Letter from ACN’s president card. Piacenza for Lent
Dear Friends,
The season of Lent is marked by the important symbol of ashes and by the call to conversion. What do these ashes mean? They point to the reality of death. Whether we like it or not, we all have to face up to this reality, and it is a healthy thing to do so. Contemplating death is not morbid, it is a reminder for us to live our day-to-day lives in a good and fruitful way. Death is simply the end of the time of trial. It is the moment when our freedom of action ceases, and with it the time when we can gain merit by our actions. After this comes eternity, and nothing more can be added and nothing taken away. In eternity we will be able to enjoy what we have merited in time. Many people think of death as frightening, as something not to be spoken about, but it is a reality which illuminates our earthly lives.
Time brings about change, and it is so precious precisely because it does come to an end: it’s now or never! Only during our earthly life can we gain merit for eternal life, there are no second chances after death! And so every moment can be lived as an act of love for God! Everything can be offered to Him.

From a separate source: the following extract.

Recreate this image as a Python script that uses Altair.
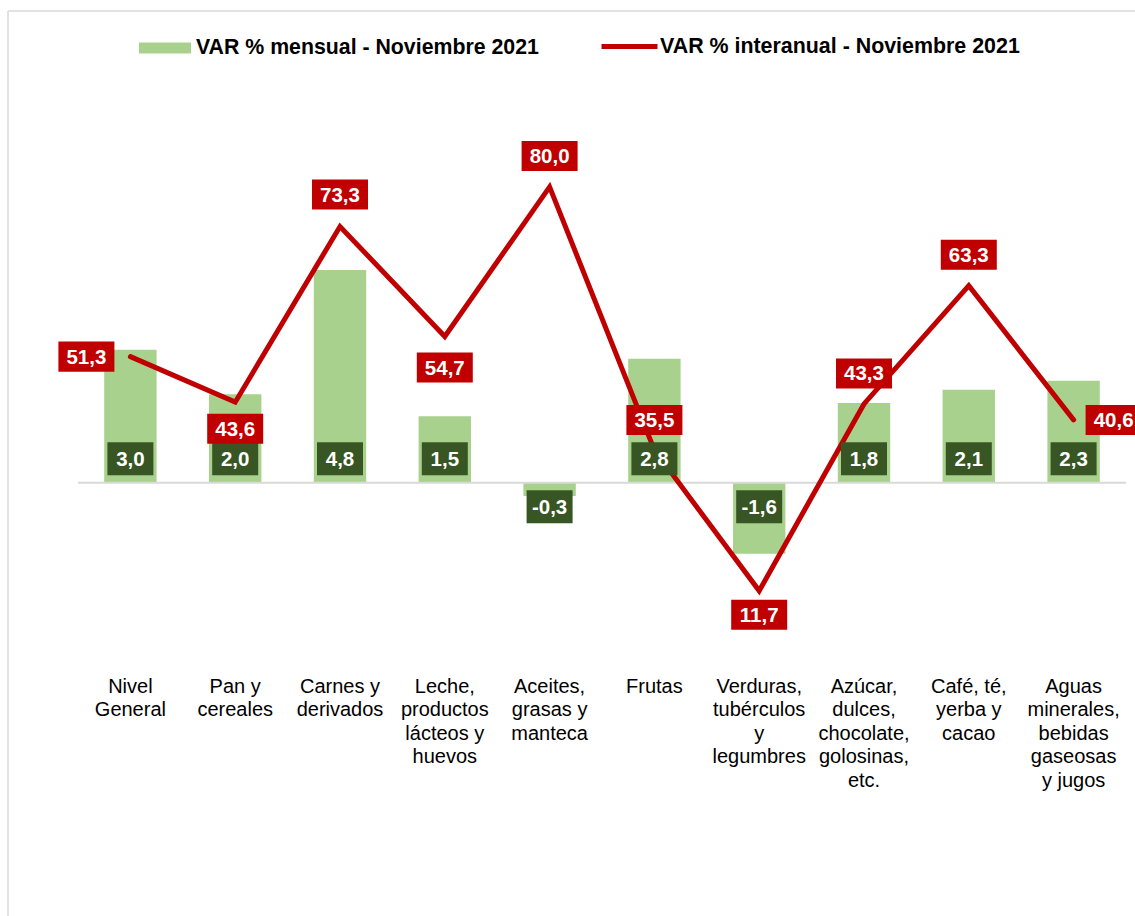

The smallest merit,  gained in the briefest time imaginable, endures for all eternity. And if we lose these merits through sin, then provided we repent,  everything can be regained. Our sins do not return, if we have confessed and gained absolution, but our merits do. This is what makes the difference between justice and the triumph of Divine Mercy.
Our merits are like a tiny point: but when God stretches that tiny point it becomes a line stretching into infinity. It is the same even with our smallest good deeds. They may be small, but they are not forgotten; they earn the reward of eternal happiness and they endure for ever. That is also why we call on the saints, even if they have found their way to God twenty centuries before us – as their merits endure eternally.  And our merits also endure eternally! Of course, we cannot compare ourselves with the saints and martyrs, yet nevertheless our own small merits will last for ever, just like theirs.
When a good deed has been done, time does not claim it for itself but passes it on  into eternity. How wonderful and moving is the Mercy of  God! The season of Lent is a  call to us to reflect on our use of time. Do you see how the thought of death can serve life?  I wish you all a fruitful Lenten season, a time filled with divine love and good deeds of charity. That is how we can prepare ourselves for our own eternal life!
May God bless you and the Blessed Virgin protect you!